Looking for information about the 50 Lucas Countyans who died during World War II took me to another of those extraordinary resources available in the Lucas County Genealogical Society library at the Chariton Public library.

This series of 17 notebooks, arranged alphabetically, contains detailed information collected during and shortly after World War II about each Lucas Countyan who served in it. Collecting the information was a county-wide project --- each township and each incorporated town had a chairman in charge of contacting soldiers and/or their families, recording personal and service information, asking for (and in most cases receiving) photographs of each soldier, sailor or Marine and delivering the material to a central repository --- the Chariton Public Library.

At the library, the material was combined with the results of a clipping project that had been underway during the war to collect newspaper reports regarding Lucas Countyans in the service. These include tiny local items reporting visits home while on leave, accounts of letters received from sons and daughters stationed thousands of miles away, reports of marriages and homecomings and, of course, the extensive stories that resulted when a soldier, sailor or Marine was killed.

Many years after all of the material had been collected, assembled, filed away and for the most part forgotten, the genealogical society arranged it in its current user-friendly form. Just leafing through the notebooks and looking into the young faces of people you know now as 80- and 90-plus-year-olds is an amazing experience.
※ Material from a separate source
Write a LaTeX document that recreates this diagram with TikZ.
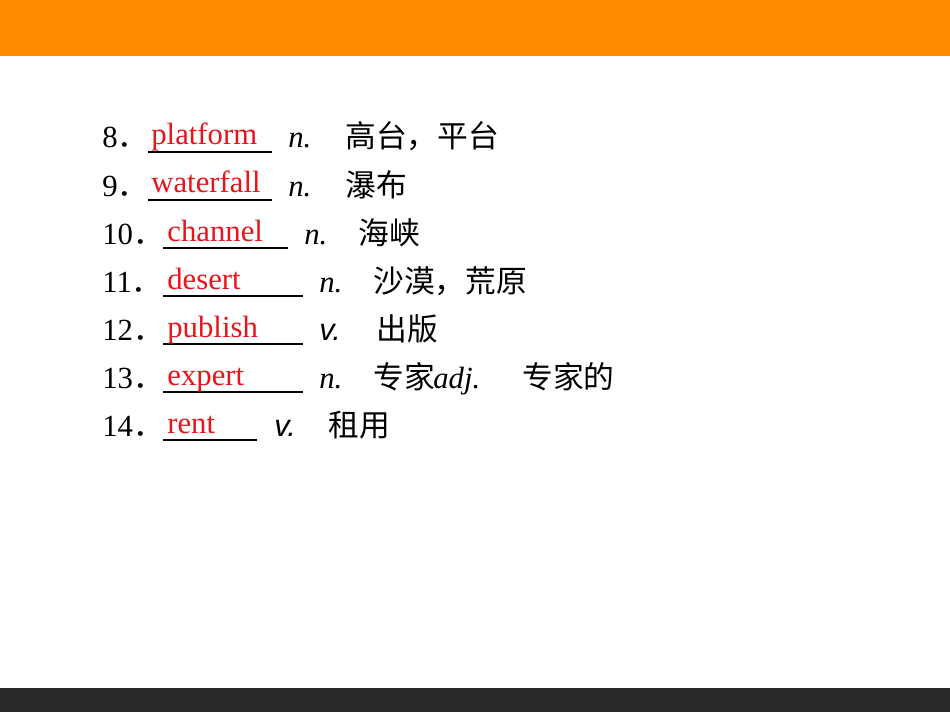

If you’re at the library some day, take a look!

Just for the record, here are the names of the 50 Lucas Countyans who died while in service during World War II:

Mahlon Angstead, Johnny Baxter, Mark D. Bingaman, Ora Everett Cackler Jr., David L. Blue, Beryl L. Clark , James D. Clark,, Prosdocimo “Dutch” Della Betta, Walter Eckerman and Roy Ellis.

Forrest Exley, Gerald O. Gathercole, Arlie Lester Hanks, Harlan Ellis Hatfield, Ronald B. Hayes, Wilma Lucile Jarvis, Robert Keene, Theron Andrew Knapp, Lawrence Krashowetz and Joseph J. Larson.

Conrad F. McDonald, Franklin W. McDonald, William Marshall, Fred E. Minicka Jr., Robert Mitchem, Lyle H. Morris, Raymond D. Morrison, Lyle Mosbey, Wayne M. Needles and Loren E. Nussbaum.

Raymond A. Nutt, Howard M. Oden, Jefferson Osenbaugh, Paul Pastovich, Richard L. Patterson, Vernon Pearcy, Steve Pesuth, Oscar E. Peterson, Carlos L. Poush and Kenneth H. Ross.

Leo I. Sampson, Herman L. Skinner, Robert L. Smith, Zaccheus Stemm, Gerald E. Storie, Henry L. Thompson, John M. Vickroy, Charles Walker, Vernon S. Wells and Floyd H. Zimmer.